The Pound Sterling (GBP) weakened against the US Dollar (USD) on Friday, trading at 1.2510, down 0.10%. This decline comes despite the release of positive economic data from the UK.
Stronger UK Data, Weaker Pound:
- The UK’s economic data, released earlier on Friday, exceeded expectations. However, the GBP/USD pair still dipped.
US Economic Concerns Weigh on GBP:
- Market anxieties regarding a sharper-than-anticipated slowdown in the US economy, fueled by declining consumer sentiment, are dampening the GBP’s momentum.
Technical Analysis: GBP/USD Faces Resistance
- The GBP/USD’s retreat towards 1.2500 presents an opportunity for sellers, who are eyeing lower prices.

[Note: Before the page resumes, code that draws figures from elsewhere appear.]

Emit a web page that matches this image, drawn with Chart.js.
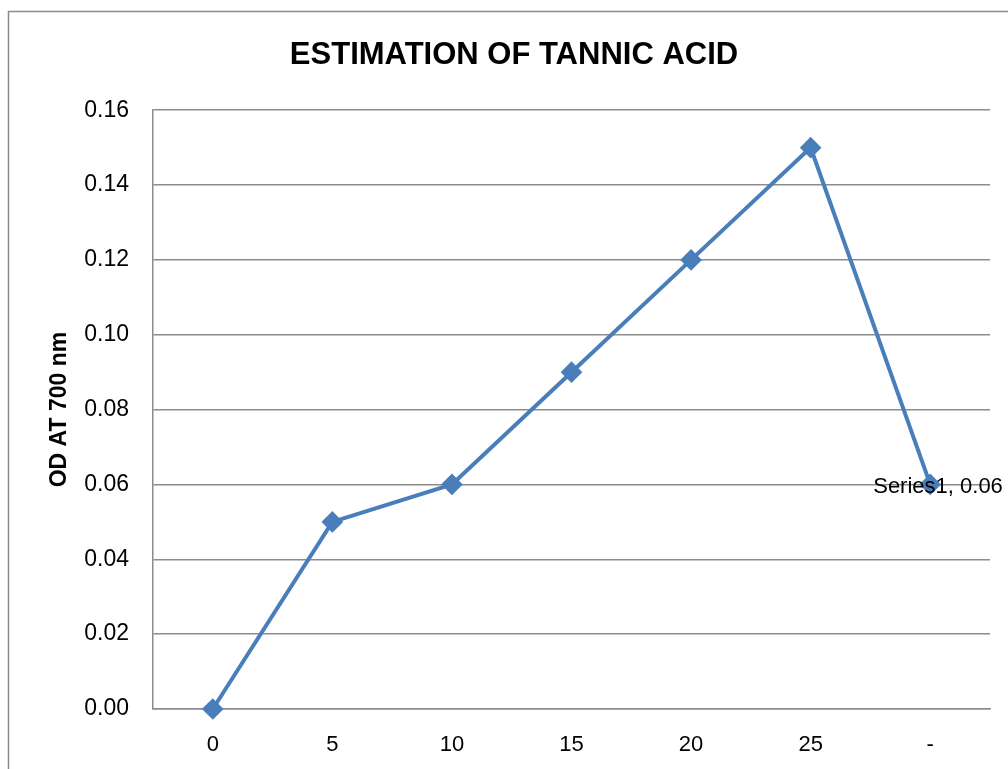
<!DOCTYPE html>
<html>
<head>
<meta charset="utf-8">
<script src="https://cdn.jsdelivr.net/npm/chart.js@4"></script>
<style>
  html, body { margin: 0; padding: 0; background: #fff; }
  #wrap { width: 1008px; height: 769px; }
</style>
</head>
<body>
<div id="wrap"><canvas id="grafico" width="1008" height="769"></canvas></div>
<script>
// datos
const categorias = ["0", "5", "10", "15", "20", "25", "-"];
const valores = [0, 0.05, 0.06, 0.09, 0.12, 0.15, 0.06];
const nombreSerie = "Series1";
const titulo = "ESTIMATION OF TANNIC ACID";
const tituloY = "OD AT 700 nm";

const fuente = "'Liberation Sans', Arial, sans-serif";
const azul = "#4a7ebb";
const gris = "#8c8c8c";

// marco exterior del grafico
const marco = {
  id: "marco",
  beforeDraw(chart) {
    const c = chart.ctx;
    c.save();
    c.fillStyle = "#fff";
    c.fillRect(0, 0, chart.width, chart.height);
    c.strokeStyle = gris;
    c.lineWidth = 1.5;
    c.strokeRect(8.5, 11.5, 1100, 900);
    c.restore();
  }
};

// etiqueta del ultimo punto
const etiqueta = {
  id: "etiqueta",
  afterDatasetsDraw(chart) {
    const meta = chart.getDatasetMeta(0);
    const i = valores.length - 1;
    const p = meta.data[i];
    const c = chart.ctx;
    c.save();
    c.font = "22px " + fuente;
    c.fillStyle = "#000";
    c.textAlign = "left";
    c.textBaseline = "middle";
    c.fillText(nombreSerie + ", " + valores[i].toFixed(2), p.x - 57, p.y + 2);
    c.restore();
  }
};

const ctx = document.getElementById("grafico").getContext("2d");
new Chart(ctx, {
  type: "line",
  data: {
    labels: categorias,
    datasets: [{
      label: nombreSerie,
      data: valores,
      borderColor: azul,
      backgroundColor: azul,
      borderWidth: 4,
      pointStyle: "rectRot",
      pointRadius: 8,
      pointHoverRadius: 8,
      tension: 0,
      clip: false,
      fill: false
    }]
  },
  options: {
    responsive: false,
    animation: false,
    layout: { padding: { left: 38, right: 18, top: 0, bottom: 0 } },
    plugins: {
      legend: { display: false },
      tooltip: { enabled: false },
      title: {
        display: true,
        text: titulo,
        color: "#000",
        font: { family: fuente, size: 31, weight: "bold" },
        padding: { top: 37, bottom: 36 }
      }
    },
    scales: {
      x: {
        offset: true,
        grid: { display: false, drawTicks: false },
        border: { display: true, color: gris, width: 1.5 },
        ticks: { color: "#000", font: { family: fuente, size: 22 }, padding: 23, maxRotation: 0 },
        afterFit(scale) { scale.height = 60; }
      },
      y: {
        min: 0,
        max: 0.16,
        ticks: {
          stepSize: 0.02,
          color: "#000",
          font: { family: fuente, size: 23 },
          padding: 24,
          callback: v => v.toFixed(2)
        },
        grid: { color: gris, lineWidth: 1.5, drawTicks: false },
        border: { display: true, color: gris, width: 1.5 },
        title: {
          display: true,
          text: tituloY,
          color: "#000",
          font: { family: fuente, size: 23, weight: "bold" },
          padding: { top: 8, bottom: 0 }
        },
        afterFit(scale) { scale.width = 115; }
      }
    }
  },
  plugins: [marco, etiqueta]
});
</script>
</body>
</html>
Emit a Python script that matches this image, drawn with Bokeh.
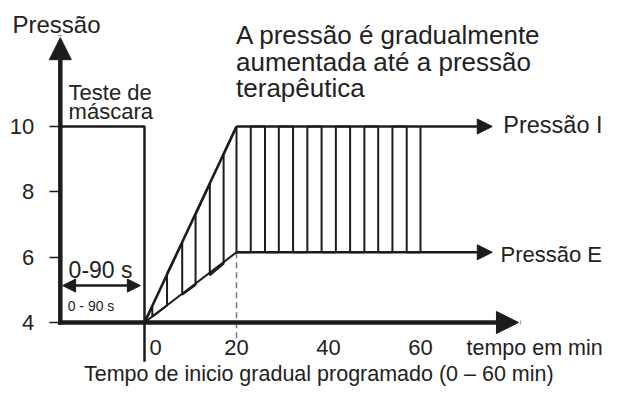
from bokeh.plotting import figure
from bokeh.models import (Range1d, Arrow, NormalHead, LinearAxis, FixedTicker,
                          ColumnDataSource, Label)
from bokeh.core.properties import value
from bokeh.embed import file_html
from bokeh.resources import INLINE

# ---------------- data ----------------
y_ticks = [4, 6, 8, 10]
x_ticks = [0, 20, 40, 60]
x_tick_labels = ["0", "20", "40", "60"]

base_pressure = 4.0          # start pressure
pressure_i = 10.0            # therapeutic inspiratory pressure
pressure_e = 6.15            # therapeutic expiratory pressure
ramp_start_min = 0.0
ramp_end_min = 20.0
mask_test_start = -18.3      # schematic start of the mask test (left axis)
mask_test_end = 0.0
mask_test_pressure = 10.0

# breathing cycle edges (min) and the pressures they swing between
pulse_times = [1.7, 4.9, 8.2, 11.1, 14.2, 17.2, 20.0, 23.1, 26.2, 29.2,
               32.3, 35.4, 38.5, 41.6, 44.7, 47.8, 50.8, 53.9, 57.0, 60.0]
pulse_high = [4.5, 5.5, 6.45, 7.3, 8.25, 9.15, 10.0, 10.0, 10.0, 10.0,
              10.0, 10.0, 10.0, 10.0, 10.0, 10.0, 10.0, 10.0, 10.0, 10.0]
pulse_low = [4.18, 4.52, 4.85, 5.15, 5.45, 5.8, 6.15, 6.15, 6.15, 6.15,
             6.15, 6.15, 6.15, 6.15, 6.15, 6.15, 6.15, 6.15, 6.15, 6.15]

# ---------------- layout / style ----------------
INK = "#1c1c1c"
TXT = "#222222"
FONT = "Liberation Sans"
x_lo, x_hi = -31.304, 100.217
y_lo, y_hi = 2.041, 13.857
y_axis_top = 12.72
x_axis_tip = 81.3
pressure_arrow_tip = 75.6
marker_bottom = 2.8
dash_bottom = 3.45
span_level = 5.13
span_left, span_right = -17.8, -0.9

p = figure(width=605, height=386, x_range=Range1d(x_lo, x_hi),
           y_range=Range1d(y_lo, y_hi), output_backend="svg",
           toolbar_location=None, x_axis_location=None, y_axis_location=None,
           min_border=0, outline_line_color=None,
           background_fill_color="white", border_fill_color="white")
p.grid.visible = False

# mask test block: top edge and the 0-minute marker line
p.line(x=[mask_test_start, mask_test_end, mask_test_end],
       y=[mask_test_pressure, mask_test_pressure, marker_bottom],
       line_color=INK, line_width=2.5)

# dashed marker at end of ramp
p.line(x=[ramp_end_min, ramp_end_min], y=[pressure_e, dash_bottom],
       line_color="#777777", line_width=1.5, line_dash="6 4")

# ramp envelopes
p.line(x=[ramp_start_min, ramp_end_min], y=[base_pressure, pressure_i],
       line_color=INK, line_width=2.6)
p.line(x=[ramp_start_min, ramp_end_min], y=[base_pressure, pressure_e],
       line_color=INK, line_width=2.0)

# breathing square wave
wx, wy = [ramp_start_min], [base_pressure]
for k, (t, hi, lo) in enumerate(zip(pulse_times, pulse_high, pulse_low)):
    if k % 2 == 0:
        wx += [t, t]; wy += [hi, lo]
    else:
        wx += [t, t]; wy += [lo, hi]
p.line(x=wx, y=wy, line_color=INK, line_width=2.0)

# pressure I / E arrows
for lvl in (pressure_i, pressure_e):
    p.add_layout(Arrow(x_start=ramp_end_min, y_start=lvl,
                       x_end=pressure_arrow_tip, y_end=lvl,
                       line_color=INK, line_width=2.5,
                       end=NormalHead(size=15, fill_color=INK, line_color=INK, line_width=1)))

# 0-90 s double arrow
p.add_layout(Arrow(x_start=span_left, y_start=span_level, x_end=span_right, y_end=span_level,
                   line_color=INK, line_width=2.5,
                   start=NormalHead(size=13, fill_color=INK, line_color=INK, line_width=1),
                   end=NormalHead(size=13, fill_color=INK, line_color=INK, line_width=1)))

# axes lines with arrow heads
p.add_layout(Arrow(x_start=mask_test_start, y_start=base_pressure,
                   x_end=x_axis_tip, y_end=base_pressure,
                   line_color=INK, line_width=4.5, line_cap="square",
                   end=NormalHead(size=22, fill_color=INK, line_color=INK, line_width=1)))
p.add_layout(Arrow(x_start=mask_test_start, y_start=base_pressure,
                   x_end=mask_test_start, y_end=y_axis_top,
                   line_color=INK, line_width=4.5, line_cap="square",
                   end=NormalHead(size=22, fill_color=INK, line_color=INK, line_width=1)))

# y axis ticks + labels
yaxis = LinearAxis(fixed_location=mask_test_start, ticker=FixedTicker(ticks=y_ticks),
                   axis_line_color=None, major_tick_out=11, major_tick_in=0,
                   major_tick_line_width=1.5, major_tick_line_color=INK,
                   minor_tick_line_color=None,
                   major_label_text_font=FONT, major_label_text_font_size="22px",
                   major_label_text_color=TXT, major_label_standoff=15,
                   major_label_text_align="center")
p.add_layout(yaxis, "left")

# x tick labels
src = ColumnDataSource(dict(x=x_ticks, y=[3.22] * len(x_ticks), text=x_tick_labels,
                            dx=[11, 0, 0, 0]))
p.text(x="x", y="y", text="text", x_offset="dx", source=src,
       text_font=value(FONT), text_font_size="22px", text_color=TXT,
       text_align="center", text_baseline="alphabetic")


def lab(x, y, t, size, align="left"):
    p.add_layout(Label(x=x, y=y, text=t, text_font=FONT, text_font_size=size,
                       text_color=TXT, text_align=align, text_baseline="alphabetic"))


lab(-28.7, 13.12, "Pressão", "24px")
lab(19.9, 12.80, "A pressão é gradualmente", "26px")
lab(19.9, 11.98, "aumentada até a pressão", "26px")
lab(19.9, 11.17, "terapêutica", "26px")
lab(-16.5, 11.05, "Teste de", "22px")
lab(-16.5, 10.47, "máscara", "22px")
lab(78.0, 10.035, "Pressão I", "23.5px")
lab(77.4, 6.08, "Pressão E", "22px")
lab(70.0, 3.21, "tempo em min", "21.5px")
lab(37.9, 2.43, "Tempo de inicio gradual programado (0 – 60 min)", "21.5px", "center")
lab(-16.5, 5.62, "0-90 s", "23px")
lab(-16.7, 4.52, "0 - 90 s", "14px")

open("out.html", "w").write(file_html(p, INLINE))
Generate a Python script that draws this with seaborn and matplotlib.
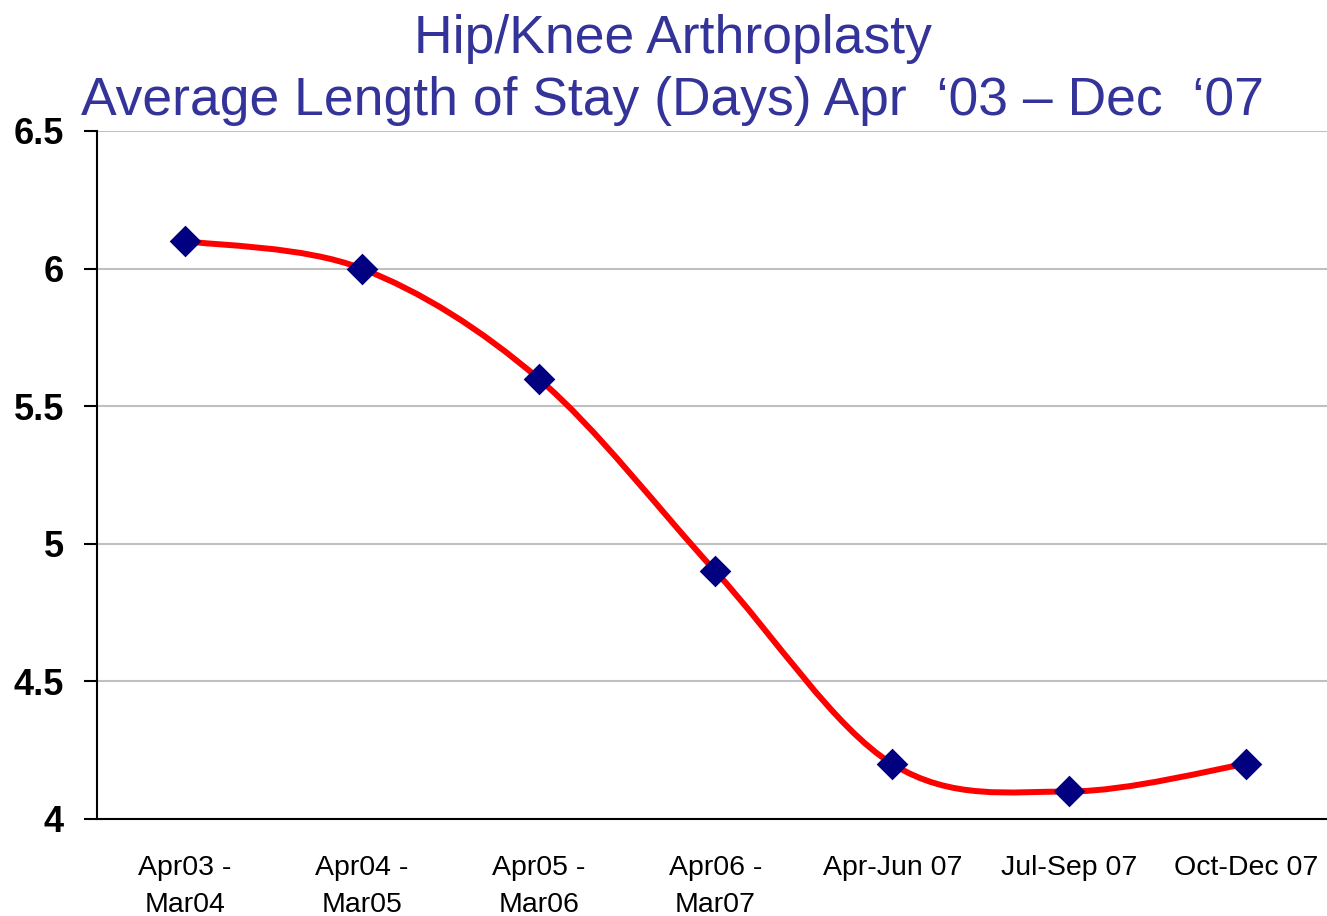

- Failure to breach the key resistance level of the 200-day moving average (DMA) at 1.2541 indicates fading buying momentum.
- The bearish Relative Strength Index (RSI) further suggests potential downside.
Downside Risks:
- A break below the May 9th low of 1.2445 could trigger further selling pressure.
- Breaching this level could open the door to test the psychological 1.2400 level and potentially even the year-to-date low of 1.2299.
Upside Potential:
- If the GBP/USD manages to hold above 1.2500, buyers might attempt to retest the 200-DMA.
- Beyond that, the 50-DMA at 1.2594 and the 100-DMA at 1.2635 could act as further resistance levels.
The GBP/USD’s price action appears to be driven more by concerns about the US economy than by the UK’s data. The technical outlook suggests a potential downside bias if the price fails to hold above 1.2500.